СТАРОМОНЕТНЫЙ ПЕРЕУЛОК

Леонид ШАНЦ

Замоскворечье давно срослось с определением «тихий центр». Оно всегда было особым мирком, замкнутым в себе. Река отделяла Москву дворянскую от Москвы купеческой. И в замоскворечье были свои нравы, свои законы. И еще – редкое для столицы сочетание неспешных полупустых переулков и близости к самому центру, к Кремлю…

Бабка моя, Аполинария Тихоновна Пикина, в замужестве Шанц, в предках своих по материнской линии имела дворцовых бондарей. Какой-то там пра-пра-прадед ее, Иван Пикин, да и мой соответственно, в возрасте сорока уже с лишним лет выкупил чью-то дворовую девку, совсем молоденькую девчонку, почти ребенка семнадцати лет, и дал ей вольную, а потом на ней так и не женился – жил во грехе. За что сильно не любим был братьями, как своими, так и сожительницы.

Справедливости ради надо сказать, что девица сама не захотела пойти за Ивана, не захотела неравного брака, за что сильно уважаема была несостоявшейся свекровью.

Однако братья девицы, по семейному преданию, обстоятельство это в расчет принимать не стали и задумали даже как-то побить пращура, но девица опять-таки вмешалась и не дала.

Поселились молодые в Замоскворечье – в маленьком особнячке в Денежном переулке, ныне – Старомонетном.

Жили счастливо, но не долго. На четвертом году девица при родах умерла, и пра-пра-прадед остался соломенным вдовцом с младенцем на руках. Дом он сразу же и продал, а сам с сыном Алешей, право на усыновление которого и ношение им фамилии Пикиных подписал сам государь-император Николай Александрович, переселился к матери на Никитскую.

Удивительно, но байстрюк так и остался единственным наследником огромного состояния Пикиных: ни у кого из трех младших братьев Ивана детей так и не случилось.

Когда мальчику исполнилось всего-то три года, отец первый раз повел его гулять в Замоскворечье.

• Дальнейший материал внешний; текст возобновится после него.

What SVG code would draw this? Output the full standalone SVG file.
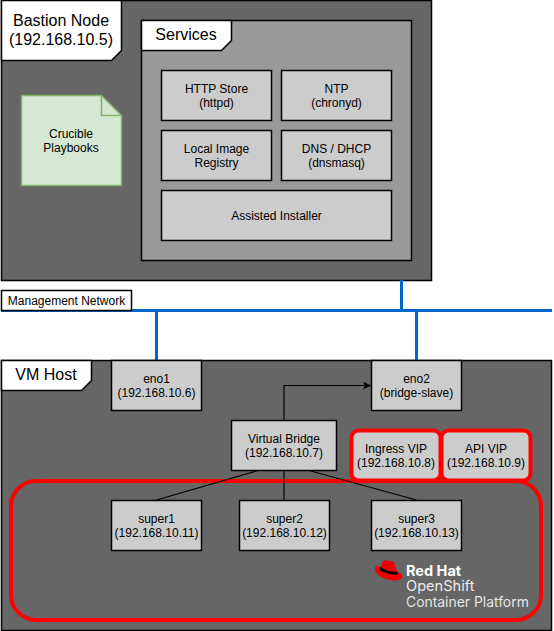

Карету велел прислать на Большую Полянку, к Церкви Григория Неокесарийского, а сам с сыном отправился пешком.

Алексей Иванович остался полным сиротой в 5 лет. И уже бабка его, в память о сыне Иване, водила гулять его в Замоскворечье. И так же, как и покойный сын Иван, велела присылать карету на Большую Полянку.

С тех пор в семье нашей так и установилась традиция всех детей водить гулять в Замоскворечье.

Я помню из детства, как Аполинария Тихоновна каждую субботу, какая бы погода ни была, собирала меня на прогулку. В памяти остался почему-то белый длинный шарф и синий меховой картуз, которого я очень стеснялся…

Мы жили на Кропоткинской, но неизменно спускались в метро и доезжали до Баррикадной, пересекали Садовое кольцо и шли по Малой Никитской к площади Никитских ворот. Где, собственно, и начинался знаменитый семейный маршрут.

Большая Никитская, Моховая, вид Софийской набережной с Большого Каменного, Малый Каменный мост, Кадашевская набережная и, наконец, – Старомонетный, бывший Денежный…

Аполинария Тихоновна крестилась на купола Григория Неокесарийского, а потом поворачивалась ко мне, показывала рукой куда-то вдаль и в сторону, но смотрела прямо мне в глаза и неизменно произносила одни и те же слова, словно заклинала или благословляла:

– Там самое благодатное место Москвы… Там Церковь Иконы Иверской Божьей Матери… Там место, где можно черпать силу…

И это «там» звучало как «здесь».

…А потом мы просто бродили по переулку и близлежащим улочкам, болтали по-приятельски о чем-то детско-старческом. И, насмотревшись до сыта на старинные чугунные решетки Старомонетного, истоптав его мостовые и надышавшись вдосталь воздухом его подворотен, мы шли к Церкви Григория Неокесарийского на Большую Полянку, чтобы поймать такси и поехать домой.